Es gibt jetzt also nicht einmal mehr eine kleine Chance, dass aus dem Gemetzel etwas Gutes entsteht: Die “Islamische Republik Iran” führt in Syrien einen schmutzigen Stellvertreterkrieg gegen die extremsten Auswucherungen der Muslimbruderschaft. Vielleicht werden Historiker später sagen, dass in Syrien der Dritte Weltkrieg begann.

Jedenfalls ist es Isis-Terroristen in den vergangenen zwei Wochen, während alle Welt auf den Gazastreifen geschaut hat, gelungen, ungefähr 2000 Soldaten der syrischen Regierung zu töten.

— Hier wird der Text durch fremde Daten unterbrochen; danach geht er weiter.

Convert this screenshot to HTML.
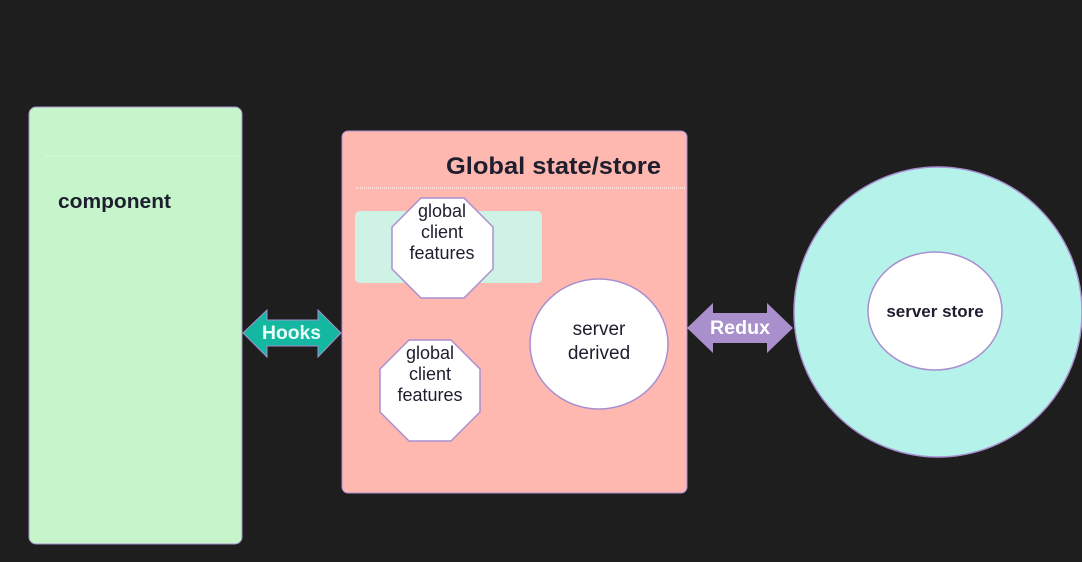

Und ungezählte Zivilisten.

Iran und Obamas Armbanduhr

Angesichts der amerikanischen Versuche, mit dem iranischen Regime zu einem Deal über die Atomanlagen zu gelangen, schlagen nicht nur Israelis die Hände über dem Kopf zusammen; auch Saudis, Ägypter und Jordanier. Sie alle wissen: Die Amerikaner haben die besten Absichten und sind gutherzig, das iranische Regime dagegen ist hart und hinterlistig.

Die Iraner wären fähig, Obama seine eigene Armbanduhr zu verkaufen. Wenn im Nahen Osten alles so ausgeht, wie es bisher ausgegangen ist, wird die “Islamische Republik” zum Ende von Obamas Amtszeit in einem feierlichen Akt ihre erste Atomrakete enthüllen. Dann wird es furchtbar lustig.